TASK DIRECTIONS: Check each line of the records below for the word "matplotlib" and copy those where it appears.

------ SUPPLIED RECORDS ------

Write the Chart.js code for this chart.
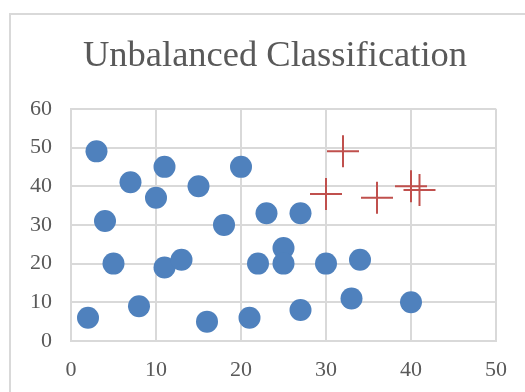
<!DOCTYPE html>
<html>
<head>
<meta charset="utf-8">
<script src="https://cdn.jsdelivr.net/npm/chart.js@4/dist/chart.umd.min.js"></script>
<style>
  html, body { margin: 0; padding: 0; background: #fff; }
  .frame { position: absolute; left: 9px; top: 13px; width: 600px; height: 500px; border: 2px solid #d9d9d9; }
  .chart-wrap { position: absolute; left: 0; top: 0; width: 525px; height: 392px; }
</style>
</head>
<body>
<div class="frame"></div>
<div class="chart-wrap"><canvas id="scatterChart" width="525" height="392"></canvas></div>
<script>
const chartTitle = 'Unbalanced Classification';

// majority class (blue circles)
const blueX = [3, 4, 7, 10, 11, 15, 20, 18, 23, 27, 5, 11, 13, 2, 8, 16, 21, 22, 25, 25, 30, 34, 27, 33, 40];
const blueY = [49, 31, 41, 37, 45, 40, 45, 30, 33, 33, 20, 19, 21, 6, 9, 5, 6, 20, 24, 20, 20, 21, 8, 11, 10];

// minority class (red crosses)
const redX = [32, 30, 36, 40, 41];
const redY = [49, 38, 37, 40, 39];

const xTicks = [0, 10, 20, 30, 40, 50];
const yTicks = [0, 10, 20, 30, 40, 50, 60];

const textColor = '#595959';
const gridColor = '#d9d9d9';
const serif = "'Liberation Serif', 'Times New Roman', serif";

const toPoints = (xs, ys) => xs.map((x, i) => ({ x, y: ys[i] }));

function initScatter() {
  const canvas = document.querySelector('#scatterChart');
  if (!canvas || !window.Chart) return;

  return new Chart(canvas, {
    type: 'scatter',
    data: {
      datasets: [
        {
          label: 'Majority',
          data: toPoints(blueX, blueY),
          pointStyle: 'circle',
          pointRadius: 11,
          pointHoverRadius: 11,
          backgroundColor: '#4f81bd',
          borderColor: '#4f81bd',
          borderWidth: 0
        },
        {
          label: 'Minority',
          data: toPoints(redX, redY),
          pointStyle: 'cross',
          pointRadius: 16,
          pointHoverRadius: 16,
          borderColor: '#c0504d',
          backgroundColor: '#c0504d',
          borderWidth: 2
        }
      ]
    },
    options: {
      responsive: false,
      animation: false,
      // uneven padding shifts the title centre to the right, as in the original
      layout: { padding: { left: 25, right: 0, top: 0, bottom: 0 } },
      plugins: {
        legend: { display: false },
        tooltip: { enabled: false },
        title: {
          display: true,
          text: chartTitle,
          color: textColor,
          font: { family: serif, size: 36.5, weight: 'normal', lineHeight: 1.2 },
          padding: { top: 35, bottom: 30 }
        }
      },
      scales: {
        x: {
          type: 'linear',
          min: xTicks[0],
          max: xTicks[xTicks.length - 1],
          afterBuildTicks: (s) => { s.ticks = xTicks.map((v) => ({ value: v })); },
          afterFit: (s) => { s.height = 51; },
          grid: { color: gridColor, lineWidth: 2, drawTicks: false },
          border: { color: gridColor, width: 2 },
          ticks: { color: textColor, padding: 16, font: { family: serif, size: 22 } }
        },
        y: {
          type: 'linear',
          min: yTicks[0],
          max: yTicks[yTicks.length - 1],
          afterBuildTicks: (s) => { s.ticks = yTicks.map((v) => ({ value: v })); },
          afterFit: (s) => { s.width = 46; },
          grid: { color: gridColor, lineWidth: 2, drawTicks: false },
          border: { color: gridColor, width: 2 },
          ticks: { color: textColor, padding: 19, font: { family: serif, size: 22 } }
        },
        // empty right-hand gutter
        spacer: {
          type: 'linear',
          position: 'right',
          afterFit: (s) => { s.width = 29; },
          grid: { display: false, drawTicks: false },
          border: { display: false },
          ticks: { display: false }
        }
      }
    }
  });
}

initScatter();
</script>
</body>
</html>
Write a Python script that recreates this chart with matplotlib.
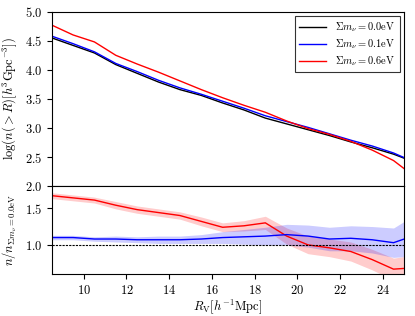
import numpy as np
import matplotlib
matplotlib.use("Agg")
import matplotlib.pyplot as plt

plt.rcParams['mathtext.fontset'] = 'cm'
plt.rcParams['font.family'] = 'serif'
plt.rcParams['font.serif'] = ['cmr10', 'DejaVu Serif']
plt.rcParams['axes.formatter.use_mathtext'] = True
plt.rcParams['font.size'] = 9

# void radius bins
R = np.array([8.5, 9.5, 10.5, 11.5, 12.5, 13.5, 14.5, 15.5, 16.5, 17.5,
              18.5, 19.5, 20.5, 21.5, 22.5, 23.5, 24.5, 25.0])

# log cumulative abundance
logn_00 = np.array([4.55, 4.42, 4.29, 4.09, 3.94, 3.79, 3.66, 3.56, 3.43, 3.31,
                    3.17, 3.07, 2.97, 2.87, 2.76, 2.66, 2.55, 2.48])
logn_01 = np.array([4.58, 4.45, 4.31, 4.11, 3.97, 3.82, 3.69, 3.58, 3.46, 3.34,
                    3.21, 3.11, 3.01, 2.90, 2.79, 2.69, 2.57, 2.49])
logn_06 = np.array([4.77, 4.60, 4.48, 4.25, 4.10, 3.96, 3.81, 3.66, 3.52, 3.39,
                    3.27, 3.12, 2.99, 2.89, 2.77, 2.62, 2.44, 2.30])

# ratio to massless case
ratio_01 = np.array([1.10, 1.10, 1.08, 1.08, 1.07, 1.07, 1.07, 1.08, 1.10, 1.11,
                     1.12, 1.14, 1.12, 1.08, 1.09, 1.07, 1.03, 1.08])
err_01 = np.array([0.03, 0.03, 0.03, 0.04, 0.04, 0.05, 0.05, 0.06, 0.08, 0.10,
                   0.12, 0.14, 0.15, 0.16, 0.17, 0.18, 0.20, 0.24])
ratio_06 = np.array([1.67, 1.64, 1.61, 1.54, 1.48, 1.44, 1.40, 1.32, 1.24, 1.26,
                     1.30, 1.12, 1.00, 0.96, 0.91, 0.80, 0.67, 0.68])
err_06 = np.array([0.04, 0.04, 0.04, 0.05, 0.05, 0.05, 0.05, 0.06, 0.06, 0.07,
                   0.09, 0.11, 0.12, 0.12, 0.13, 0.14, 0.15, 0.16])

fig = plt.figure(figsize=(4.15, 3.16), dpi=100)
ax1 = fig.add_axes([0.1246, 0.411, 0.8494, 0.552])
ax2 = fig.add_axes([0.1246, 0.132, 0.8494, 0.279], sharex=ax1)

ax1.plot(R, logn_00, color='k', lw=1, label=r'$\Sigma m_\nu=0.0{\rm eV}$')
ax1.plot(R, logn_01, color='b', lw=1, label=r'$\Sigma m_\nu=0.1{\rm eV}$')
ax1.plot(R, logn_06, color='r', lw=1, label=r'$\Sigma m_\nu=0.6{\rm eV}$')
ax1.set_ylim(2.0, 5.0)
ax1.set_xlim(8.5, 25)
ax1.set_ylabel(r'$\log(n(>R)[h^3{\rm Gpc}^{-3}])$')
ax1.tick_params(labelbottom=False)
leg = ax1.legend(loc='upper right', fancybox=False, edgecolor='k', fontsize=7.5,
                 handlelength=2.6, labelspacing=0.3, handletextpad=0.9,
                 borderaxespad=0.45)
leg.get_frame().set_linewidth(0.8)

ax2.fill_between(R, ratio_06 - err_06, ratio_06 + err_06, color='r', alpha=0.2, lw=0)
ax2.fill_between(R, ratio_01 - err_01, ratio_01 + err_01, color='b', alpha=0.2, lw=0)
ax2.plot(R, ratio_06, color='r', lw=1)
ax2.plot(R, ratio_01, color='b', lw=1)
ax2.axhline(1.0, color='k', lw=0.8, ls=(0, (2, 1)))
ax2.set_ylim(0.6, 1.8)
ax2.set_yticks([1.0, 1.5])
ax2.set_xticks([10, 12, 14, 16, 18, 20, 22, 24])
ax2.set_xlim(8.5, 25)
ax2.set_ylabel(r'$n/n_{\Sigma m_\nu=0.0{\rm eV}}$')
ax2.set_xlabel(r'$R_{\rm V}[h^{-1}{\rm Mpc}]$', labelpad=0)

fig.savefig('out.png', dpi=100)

------

RESULT OF THIS TASK:
Write a Python script that recreates this chart with matplotlib.
import matplotlib
matplotlib.use("Agg")
import matplotlib.pyplot as plt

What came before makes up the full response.